Clayton nodded. “An accident, was all.”
“I never like to speak ill of anyone,” Mom said, “but Lee Southwell is a bad one. If she’d killed you she wouldn’t have lost a night’s sleep over it.”
She glanced around the restaurant, saw that everyone was fully occupied eating or talking over their coffee, and said, “She’s married to Parker Southwell, a cripple twice her age. He owns the biggest spread in the territory, and some say he’s into some mighty shady dealings.”
Clayton’s interest quickened.
Could Parker Southwell possibly be the man he was looking for?

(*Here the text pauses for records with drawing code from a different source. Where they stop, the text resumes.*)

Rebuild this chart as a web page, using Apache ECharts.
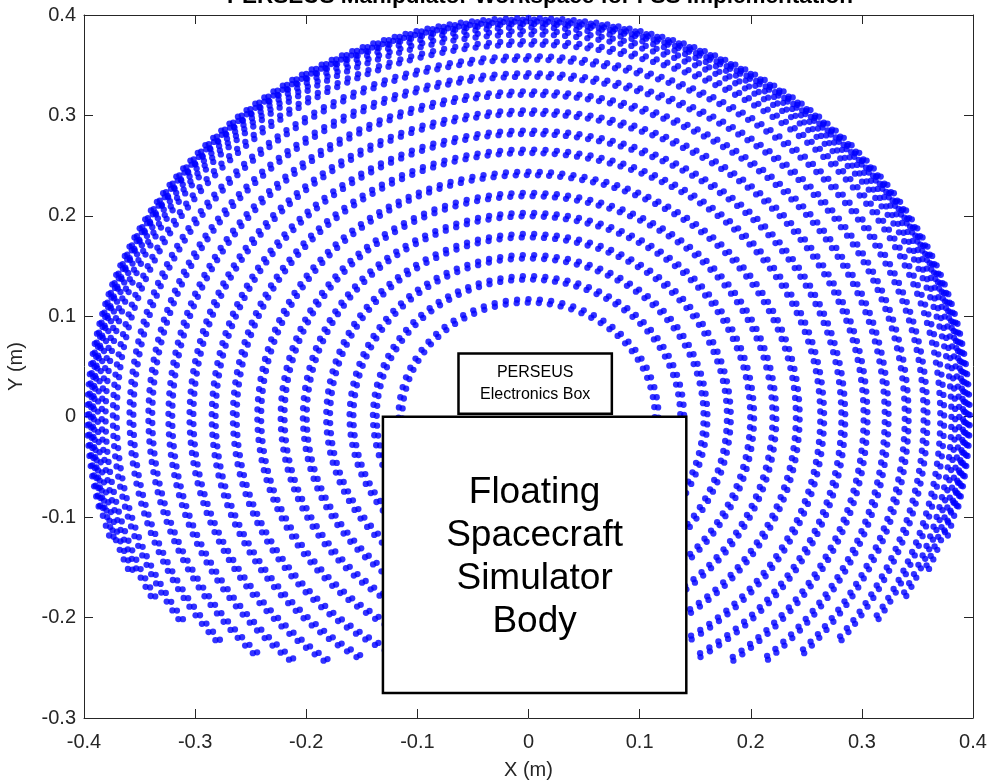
<!DOCTYPE html>
<html>
<head>
<meta charset="utf-8">
<script src="https://cdn.jsdelivr.net/npm/echarts@6/dist/echarts.min.js"></script>
<style>
html,body{margin:0;padding:0;background:#fff;overflow:hidden;}
#chart{width:995px;height:782px;}
</style>
</head>
<body>
<div id="chart"></div>
<script>
// ---- data ----
const titleText = 'PERSEUS Manipulator Workspace for FSS Implementation';
const xTicks = [-0.4, -0.3, -0.2, -0.1, 0, 0.1, 0.2, 0.3, 0.4];
const yTicks = [-0.3, -0.2, -0.1, 0, 0.1, 0.2, 0.3, 0.4];
// workspace arcs (concentric about the base at 0,0); each arc is drawn as a close pair of dot rows
const ringRadius   = [0.397, 0.3955, 0.391, 0.384, 0.374, 0.359, 0.342, 0.324, 0.305, 0.285, 0.266, 0.244, 0.223, 0.203, 0.182, 0.161, 0.140, 0.117];
const ringStartDeg = [-13, -17.4, -22.8, -27.7, -32.6, -38.3, -43.5, -48.3, -52.8, -57.1, -60.9, -65.1, -68.8, -72.3, -75.7, -79.1, -82.3, -86];
const ringEndDeg   = [193, 197.4, 202.8, 207.7, 212.6, 218.3, 223.5, 228.3, 232.8, 237.1, 240.9, 245.1, 248.8, 252.3, 255.7, 259.1, 262.3, 266];
const dotArcSpacing = 0.0102;
const pairRadialGap = 0.0034;
const pairShiftDeg = 0.35;
// annotation boxes
const boxLabels = ['Floating\nSpacecraft\nSimulator\nBody', 'PERSEUS\nElectronics Box'];
const boxX0 = [-0.131, -0.063];
const boxX1 = [0.142, 0.075];
const boxY0 = [-0.275, 0.003];
const boxY1 = [0.0, 0.063];

// ---- build points ----
const pts = [];
for (let i = 0; i < ringRadius.length; i++) {
  const r = ringRadius[i];
  const a0 = ringStartDeg[i] * Math.PI / 180, a1 = ringEndDeg[i] * Math.PI / 180;
  const n = Math.max(1, Math.round(r * (a1 - a0) / dotArcSpacing));
  const sh = pairShiftDeg * Math.PI / 180;
  for (let k = 0; k <= n; k++) {
    const a = a0 + (a1 - a0) * k / n;
    pts.push([r * Math.cos(a), r * Math.sin(a)]);
    const r2 = r - pairRadialGap;
    pts.push([r2 * Math.cos(a + sh), r2 * Math.sin(a + sh)]);
  }
}
const boxes = boxLabels.map((l, i) => [boxX0[i], boxX1[i], boxY0[i], boxY1[i], i]);

const FONT = 'Liberation Sans, Arial, Helvetica, sans-serif';
const fmt = v => String(Math.round(v * 10) / 10);
const axisCol = '#262626';

const chart = echarts.init(document.getElementById('chart'), null, {renderer: 'canvas', width: 995, height: 782});
chart.setOption({
  animation: false,
  backgroundColor: '#ffffff',
  title: {
    text: titleText, left: 222, top: -20,
    textStyle: {fontFamily: FONT, fontSize: 22.5, fontWeight: 'bold', color: '#000'}
  },
  grid: {left: 84, right: 22, top: 15, bottom: 64, containLabel: false, outerBoundsMode: 'none'},
  xAxis: [{
    type: 'value', min: -0.4, max: 0.4, interval: 0.1, position: 'bottom',
    name: 'X (m)', nameLocation: 'middle', nameGap: 42,
    nameTextStyle: {fontFamily: FONT, fontSize: 20, color: '#262626'},
    axisLine: {show: true, onZero: false, lineStyle: {color: axisCol, width: 1}},
    axisTick: {show: true, inside: true, length: 9, lineStyle: {color: axisCol}},
    axisLabel: {fontFamily: FONT, fontSize: 20, color: '#262626', margin: 14, formatter: fmt},
    splitLine: {show: false}
  }, {
    type: 'value', min: -0.4, max: 0.4, interval: 0.1, position: 'top',
    axisLine: {show: true, onZero: false, lineStyle: {color: axisCol, width: 1}},
    axisTick: {show: true, inside: true, length: 9, lineStyle: {color: axisCol}},
    axisLabel: {show: false}, splitLine: {show: false}
  }],
  yAxis: [{
    type: 'value', min: -0.3, max: 0.4, interval: 0.1, position: 'left',
    name: 'Y (m)', nameLocation: 'middle', nameGap: 58, nameRotate: 90,
    nameTextStyle: {fontFamily: FONT, fontSize: 20, color: '#262626'},
    axisLine: {show: true, onZero: false, lineStyle: {color: axisCol, width: 1}},
    axisTick: {show: true, inside: true, length: 9, lineStyle: {color: axisCol}},
    axisLabel: {fontFamily: FONT, fontSize: 20, color: '#262626', margin: 8, formatter: fmt},
    splitLine: {show: false}
  }, {
    type: 'value', min: -0.3, max: 0.4, interval: 0.1, position: 'right',
    axisLine: {show: true, onZero: false, lineStyle: {color: axisCol, width: 1}},
    axisTick: {show: true, inside: true, length: 9, lineStyle: {color: axisCol}},
    axisLabel: {show: false}, splitLine: {show: false}
  }],
  series: [{
    type: 'scatter', data: pts, symbol: 'circle', symbolSize: 6.3,
    itemStyle: {color: '#0000ff'}, z: 2, silent: true
  }, {
    type: 'custom', data: boxes, z: 10, silent: true, clip: false,
    renderItem: function (params, api) {
      const p0 = api.coord([api.value(0), api.value(3)]);
      const p1 = api.coord([api.value(1), api.value(2)]);
      const idx = api.value(4);
      const big = idx === 0;
      return {
        type: 'group',
        children: [{
          type: 'rect',
          shape: {x: p0[0], y: p0[1], width: p1[0] - p0[0], height: p1[1] - p0[1]},
          style: {fill: '#fff', stroke: '#000', lineWidth: 2.5}
        }, {
          type: 'text',
          style: {
            text: boxLabels[idx], x: (p0[0] + p1[0]) / 2, y: (p0[1] + p1[1]) / 2 + (big ? 2 : 0),
            align: 'center', verticalAlign: 'middle',
            fontFamily: FONT, fontSize: big ? 37 : 16, lineHeight: big ? 43 : 22, fill: '#000'
          }
        }]
      };
    }
  }]
});
</script>
</body>
</html>
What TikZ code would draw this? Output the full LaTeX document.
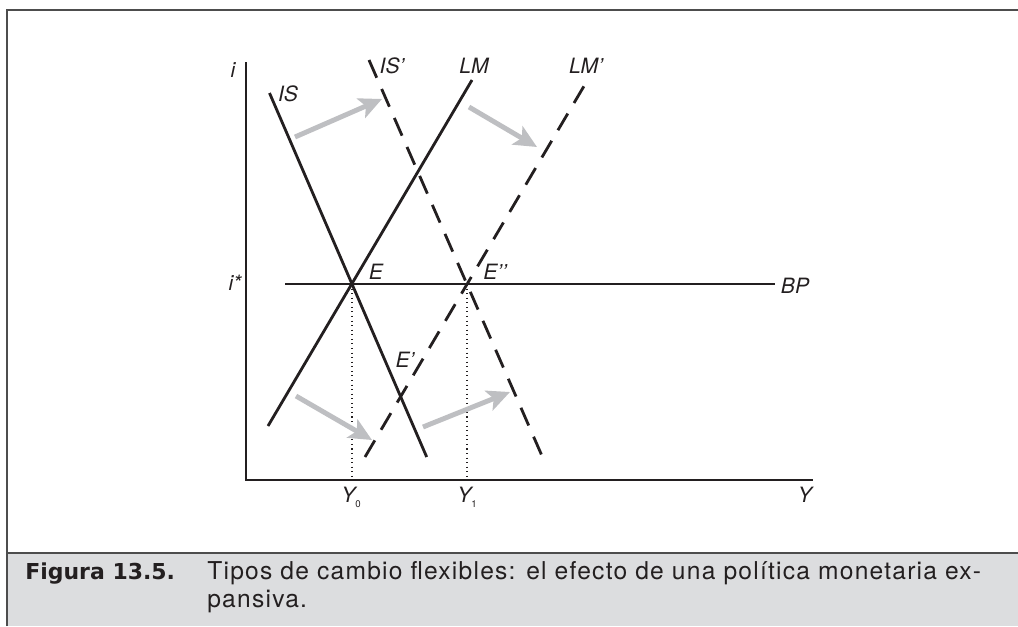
\documentclass[tikz,border=0pt]{standalone}
\usepackage{fontspec}
\setmainfont{TeX Gyre Heros}
\newfontfamily\capfont[LetterSpace=5]{TeX Gyre Heros}
\newfontfamily\capheavy{DejaVu Sans}
\usepackage{tikz}
\usetikzlibrary{arrows.meta,positioning}
\definecolor{inkblack}{HTML}{231F20}
\definecolor{shiftgray}{HTML}{BEBFC2}
\definecolor{capgray}{HTML}{DCDDDF}
\definecolor{framegray}{HTML}{4D4D4D}

\begin{document}
\begin{tikzpicture}[
    x=0.02cm,
    y=-0.02cm,
    font=\fontsize{12}{14}\selectfont,
    lab/.style={inner sep=0pt, text=inkblack, font=\fontsize{12}{14}\selectfont\itshape},
    curve/.style={draw=inkblack, line width=1.6pt},
    shifted/.style={curve, dash pattern=on 11pt off 7pt},
    axis/.style={draw=inkblack, line width=1.1pt},
    guide/.style={draw=inkblack, line width=0.6pt, dotted},
    moveto/.style={-{Stealth[length=13pt, width=12pt, inset=3pt]}, line width=2.8pt, draw=shiftgray}
  ]
    \useasboundingbox (0,0) rectangle (1018,626);
    % frame and caption band
    \fill[capgray] (7,553) rectangle (1018,626);
    \draw[framegray, line width=1.2pt] (7,626) -- (7,10) -- (1018,10);
    \draw[framegray, line width=1.2pt] (7,553) -- (1018,553);
    \node[anchor=base west, inner sep=0pt, text=inkblack, font=\fontsize{12.5}{15}\capheavy\bfseries] (fignum) at (25,579) {Figura 13.5.};
    \node[anchor=base west, inner sep=0pt, align=left, text=inkblack, font=\fontsize{14}{15.9}\capfont] (figtext) at (207,607)
      {Tipos de cambio flexibles: el efecto de una política monetaria ex-\\pansiva.};

    % axes
    \coordinate (O) at (246,480);
    \coordinate (itop) at (246,62);
    \coordinate (Yend) at (813,480);
    \draw[axis] (itop) -- (O) -- (Yend);
    \node[lab] (ilab) at (233,70) {i};
    \node[lab] (Ylab) at (805,495) {Y};

    % BP line and equilibria
    \coordinate (BPstart) at (285,284);
    \coordinate (BPend) at (775,284);
    \coordinate (E) at (352,284);
    \coordinate (E2) at (467,284);
    \draw[line width=0.9pt, inkblack] (BPstart) -- (BPend);
    \node[lab] (istar) at (235,283) {i*};
    \node[lab] (BPlab) at (795,286) {BP};

    % IS and LM curves
    \coordinate (IStop) at (269.5,93);
    \coordinate (ISbot) at (426.7,457);
    \coordinate (IS2top) at (369,60);
    \coordinate (IS2bot) at (541.6,455);
    \coordinate (LMtop) at (472,80);
    \coordinate (LMbot) at (268,426);
    \coordinate (LM2top) at (587,81);
    \coordinate (LM2bot) at (365,457);
    \draw[curve] (IStop) -- (ISbot);
    \draw[curve] (LMbot) -- (LMtop);
    \draw[shifted] (IS2top) -- (IS2bot);
    \draw[shifted] (LM2bot) -- (LM2top);
    \node[lab] (ISlab) at (288,94) {IS};
    \node[lab] (IS2lab) at (392,66) {IS’};
    \node[lab] (LMlab) at (474,66) {LM};
    \node[lab] (LM2lab) at (586,66) {LM’};
    \node[lab] (Elab) at (376,272) {E};
    \node[lab] (E2lab) at (495,272) {E’’};
    \node[lab] (E1lab) at (405,360) {E’};

    % output levels
    \coordinate (Y0) at (352,480);
    \coordinate (Y1) at (467,480);
    \draw[guide] (E) -- (Y0);
    \draw[guide] (E2) -- (Y1);
    \node[lab] (Y0lab) at (351,497) {Y\raisebox{-0.45ex}{\upshape\fontsize{5.5}{6}\selectfont 0}};
    \node[lab] (Y1lab) at (467,497) {Y\raisebox{-0.45ex}{\upshape\fontsize{5.5}{6}\selectfont 1}};

    % shifts
    \coordinate (a1) at (295,137);
    \coordinate (b1) at (382,99);
    \coordinate (a2) at (469,107);
    \coordinate (b2) at (537,147);
    \coordinate (a3) at (296,396);
    \coordinate (b3) at (372,440);
    \coordinate (a4) at (423,427);
    \coordinate (b4) at (510,392);
    \draw[moveto] (a1) -- (b1);
    \draw[moveto] (a2) -- (b2);
    \draw[moveto] (a3) -- (b3);
    \draw[moveto] (a4) -- (b4);
\end{tikzpicture}
\end{document}
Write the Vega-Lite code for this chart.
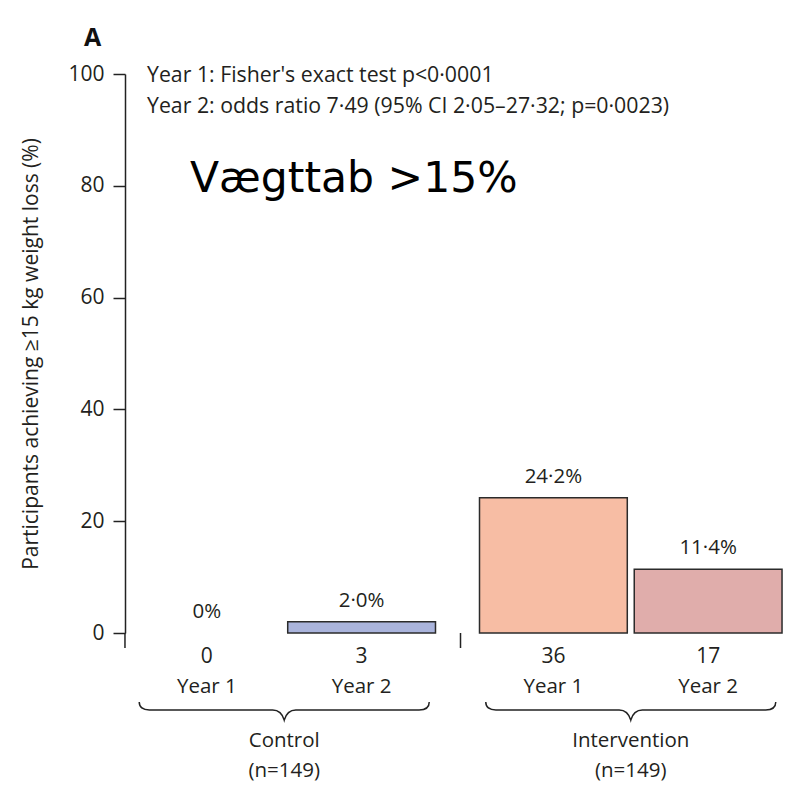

He tiptoed around the subject.
“Mrs. Southwell is a beautiful woman,” he said.
Mom nodded. “She’s all of that, and Park dotes on her. Jewels, clothes, fine horses—what Lee wants, Lee gets.”
“Lucky woman.”
“Maybe, but she still has to sleep next to an old man with rotten legs and cold hands.”
“How long has Park Southwell been in the territory?”
“He was here when I opened this place, and that was ten years ago.”
“And before that?”
“Your coffee’s getting cold,” Mom said.
The woman turned away, poured coffee for a couple of middle-aged drummers, then stepped back to Clayton’s table.
“Park Southwell isn’t the man you’re looking for,” she said. “And if he was, you’d never get past his foreman.” She studied Clayton’s face. “Name Shad Vestal mean anything to you?”
“Can’t say as it does.”
“He’s a gunfighter out of Texas and fast on the draw, though he doesn’t boast of it. Some say he’s faster than Nook Kelly, and some say he isn’t. Maybe one day those two will go at it and settle the argument, but until then, you step wide around Vestal and Park Southwell.”
“Seems like sound advice,” Clayton said.
Mom said, “Yes, and here’s some that are even sounder—get the hell out of Bighorn Point and never come back.”
Chapter 12
Fate is not content to inflict one calamity on a man; it loves to pile them up.
Clayton had dismissed his run-in with Lee Southwell from his mind, but now it came back to him with a vengeance.
The woman stood on the boardwalk outside the hat shop, beating the small black girl he’d seen beside her in the buggy. Lee’s riding crop rose and fell, cracking across the girl’s back. The woman’s face was flushed with anger, her mouth pinched, white-rimmed with a cruelty bordering on sadism.